**Goal**. Write the material out again in full, word for word. Do not include the pictures.

**Recorded data**.
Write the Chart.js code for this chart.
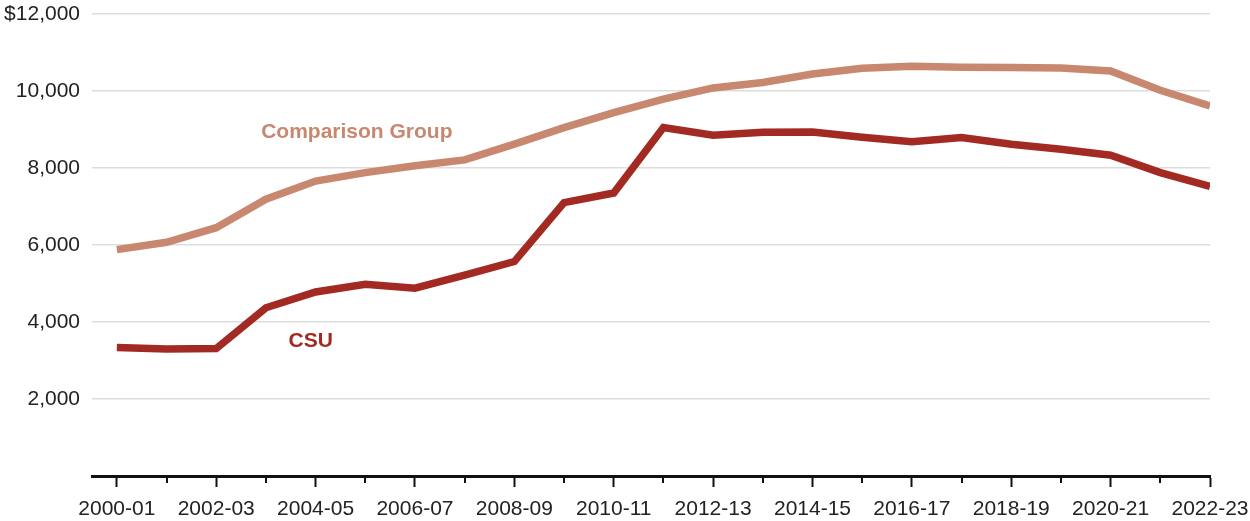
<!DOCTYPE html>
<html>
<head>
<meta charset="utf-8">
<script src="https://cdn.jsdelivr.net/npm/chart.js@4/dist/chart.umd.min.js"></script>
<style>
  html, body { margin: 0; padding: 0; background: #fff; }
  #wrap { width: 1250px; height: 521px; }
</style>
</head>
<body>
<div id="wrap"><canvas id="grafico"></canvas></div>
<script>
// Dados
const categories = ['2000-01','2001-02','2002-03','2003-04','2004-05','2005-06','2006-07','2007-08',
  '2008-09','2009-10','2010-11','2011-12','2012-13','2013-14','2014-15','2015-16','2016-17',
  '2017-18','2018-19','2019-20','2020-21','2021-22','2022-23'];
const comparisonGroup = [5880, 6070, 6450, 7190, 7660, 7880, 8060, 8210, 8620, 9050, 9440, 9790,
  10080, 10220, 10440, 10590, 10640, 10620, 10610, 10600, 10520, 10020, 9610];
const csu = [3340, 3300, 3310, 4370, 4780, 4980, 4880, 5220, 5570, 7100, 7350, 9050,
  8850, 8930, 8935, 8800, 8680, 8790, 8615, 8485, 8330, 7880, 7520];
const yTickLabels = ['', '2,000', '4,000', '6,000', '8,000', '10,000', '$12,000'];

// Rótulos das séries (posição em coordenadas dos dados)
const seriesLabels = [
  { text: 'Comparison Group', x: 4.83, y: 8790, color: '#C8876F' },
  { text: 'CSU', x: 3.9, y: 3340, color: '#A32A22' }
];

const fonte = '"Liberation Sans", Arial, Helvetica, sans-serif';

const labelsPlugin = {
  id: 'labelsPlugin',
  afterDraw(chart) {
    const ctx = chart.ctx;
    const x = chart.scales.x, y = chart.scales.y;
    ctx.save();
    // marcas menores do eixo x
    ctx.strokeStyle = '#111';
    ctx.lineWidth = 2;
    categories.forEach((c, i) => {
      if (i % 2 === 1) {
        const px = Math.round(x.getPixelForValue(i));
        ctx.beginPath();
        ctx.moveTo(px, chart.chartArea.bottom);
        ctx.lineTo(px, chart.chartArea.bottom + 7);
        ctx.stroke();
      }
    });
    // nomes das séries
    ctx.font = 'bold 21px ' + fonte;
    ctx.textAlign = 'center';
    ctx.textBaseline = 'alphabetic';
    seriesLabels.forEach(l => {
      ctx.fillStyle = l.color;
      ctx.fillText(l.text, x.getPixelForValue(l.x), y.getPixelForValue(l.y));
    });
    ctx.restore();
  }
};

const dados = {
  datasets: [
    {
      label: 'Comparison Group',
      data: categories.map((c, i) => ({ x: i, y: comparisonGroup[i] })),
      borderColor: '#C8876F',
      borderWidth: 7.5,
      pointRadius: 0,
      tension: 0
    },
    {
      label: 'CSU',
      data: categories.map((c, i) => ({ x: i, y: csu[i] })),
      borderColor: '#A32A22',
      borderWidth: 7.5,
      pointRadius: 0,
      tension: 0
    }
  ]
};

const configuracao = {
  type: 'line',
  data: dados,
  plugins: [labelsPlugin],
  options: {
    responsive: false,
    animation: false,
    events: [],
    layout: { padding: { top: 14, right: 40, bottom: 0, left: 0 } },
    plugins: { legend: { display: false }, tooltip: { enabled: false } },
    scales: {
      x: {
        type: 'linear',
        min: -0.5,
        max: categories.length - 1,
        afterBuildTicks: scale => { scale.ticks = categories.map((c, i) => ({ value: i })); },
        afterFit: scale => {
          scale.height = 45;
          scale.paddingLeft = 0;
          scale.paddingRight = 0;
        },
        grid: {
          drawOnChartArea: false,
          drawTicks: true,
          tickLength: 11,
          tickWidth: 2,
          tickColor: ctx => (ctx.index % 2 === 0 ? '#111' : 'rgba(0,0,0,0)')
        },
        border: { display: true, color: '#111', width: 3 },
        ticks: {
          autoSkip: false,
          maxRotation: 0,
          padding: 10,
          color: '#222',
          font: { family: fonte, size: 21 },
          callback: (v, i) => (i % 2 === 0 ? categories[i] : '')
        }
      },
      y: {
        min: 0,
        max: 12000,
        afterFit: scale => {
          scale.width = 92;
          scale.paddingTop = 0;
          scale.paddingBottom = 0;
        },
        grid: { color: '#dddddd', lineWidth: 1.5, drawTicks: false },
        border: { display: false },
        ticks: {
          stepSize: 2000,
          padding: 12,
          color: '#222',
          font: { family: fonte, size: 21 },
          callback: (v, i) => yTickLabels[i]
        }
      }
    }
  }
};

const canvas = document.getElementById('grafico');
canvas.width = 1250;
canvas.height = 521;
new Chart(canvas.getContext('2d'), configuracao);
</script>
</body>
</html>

**Problem solution**.
Write the Chart.js code for this chart.
<!DOCTYPE html>
<html>
<head>
<meta charset="utf-8">
<script src="https://cdn.jsdelivr.net/npm/chart.js@4/dist/chart.umd.min.js"></script>
<style>
  html, body { margin: 0; padding: 0; background: #fff; }
  #wrap { width: 1250px; height: 521px; }
</style>
</head>
<body>
<div id="wrap"><canvas id="grafico"></canvas></div>
<script>
// Dados
const categories = ['2000-01','2001-02','2002-03','2003-04','2004-05','2005-06','2006-07','2007-08',
  '2008-09','2009-10','2010-11','2011-12','2012-13','2013-14','2014-15','2015-16','2016-17',
  '2017-18','2018-19','2019-20','2020-21','2021-22','2022-23'];
const comparisonGroup = [5880, 6070, 6450, 7190, 7660, 7880, 8060, 8210, 8620, 9050, 9440, 9790,
  10080, 10220, 10440, 10590, 10640, 10620, 10610, 10600, 10520, 10020, 9610];
const csu = [3340, 3300, 3310, 4370, 4780, 4980, 4880, 5220, 5570, 7100, 7350, 9050,
  8850, 8930, 8935, 8800, 8680, 8790, 8615, 8485, 8330, 7880, 7520];
const yTickLabels = ['', '2,000', '4,000', '6,000', '8,000', '10,000', '$12,000'];

// Rótulos das séries (posição em coordenadas dos dados)
const seriesLabels = [
  { text: 'Comparison Group', x: 4.83, y: 8790, color: '#C8876F' },
  { text: 'CSU', x: 3.9, y: 3340, color: '#A32A22' }
];

const fonte = '"Liberation Sans", Arial, Helvetica, sans-serif';

const labelsPlugin = {
  id: 'labelsPlugin',
  afterDraw(chart) {
    const ctx = chart.ctx;
    const x = chart.scales.x, y = chart.scales.y;
    ctx.save();
    // marcas menores do eixo x
    ctx.strokeStyle = '#111';
    ctx.lineWidth = 2;
    categories.forEach((c, i) => {
      if (i % 2 === 1) {
        const px = Math.round(x.getPixelForValue(i));
        ctx.beginPath();
        ctx.moveTo(px, chart.chartArea.bottom);
        ctx.lineTo(px, chart.chartArea.bottom + 7);
        ctx.stroke();
      }
    });
    // nomes das séries
    ctx.font = 'bold 21px ' + fonte;
    ctx.textAlign = 'center';
    ctx.textBaseline = 'alphabetic';
    seriesLabels.forEach(l => {
      ctx.fillStyle = l.color;
      ctx.fillText(l.text, x.getPixelForValue(l.x), y.getPixelForValue(l.y));
    });
    ctx.restore();
  }
};

const dados = {
  datasets: [
    {
      label: 'Comparison Group',
      data: categories.map((c, i) => ({ x: i, y: comparisonGroup[i] })),
      borderColor: '#C8876F',
      borderWidth: 7.5,
      pointRadius: 0,
      tension: 0
    },
    {
      label: 'CSU',
      data: categories.map((c, i) => ({ x: i, y: csu[i] })),
      borderColor: '#A32A22',
      borderWidth: 7.5,
      pointRadius: 0,
      tension: 0
    }
  ]
};

const configuracao = {
  type: 'line',
  data: dados,
  plugins: [labelsPlugin],
  options: {
    responsive: false,
    animation: false,
    events: [],
    layout: { padding: { top: 14, right: 40, bottom: 0, left: 0 } },
    plugins: { legend: { display: false }, tooltip: { enabled: false } },
    scales: {
      x: {
        type: 'linear',
        min: -0.5,
        max: categories.length - 1,
        afterBuildTicks: scale => { scale.ticks = categories.map((c, i) => ({ value: i })); },
        afterFit: scale => {
          scale.height = 45;
          scale.paddingLeft = 0;
          scale.paddingRight = 0;
        },
        grid: {
          drawOnChartArea: false,
          drawTicks: true,
          tickLength: 11,
          tickWidth: 2,
          tickColor: ctx => (ctx.index % 2 === 0 ? '#111' : 'rgba(0,0,0,0)')
        },
        border: { display: true, color: '#111', width: 3 },
        ticks: {
          autoSkip: false,
          maxRotation: 0,
          padding: 10,
          color: '#222',
          font: { family: fonte, size: 21 },
          callback: (v, i) => (i % 2 === 0 ? categories[i] : '')
        }
      },
      y: {
        min: 0,
        max: 12000,
        afterFit: scale => {
          scale.width = 92;
          scale.paddingTop = 0;
          scale.paddingBottom = 0;
        },
        grid: { color: '#dddddd', lineWidth: 1.5, drawTicks: false },
        border: { display: false },
        ticks: {
          stepSize: 2000,
          padding: 12,
          color: '#222',
          font: { family: fonte, size: 21 },
          callback: (v, i) => yTickLabels[i]
        }
      }
    }
  }
};

const canvas = document.getElementById('grafico');
canvas.width = 1250;
canvas.height = 521;
new Chart(canvas.getContext('2d'), configuracao);
</script>
</body>
</html>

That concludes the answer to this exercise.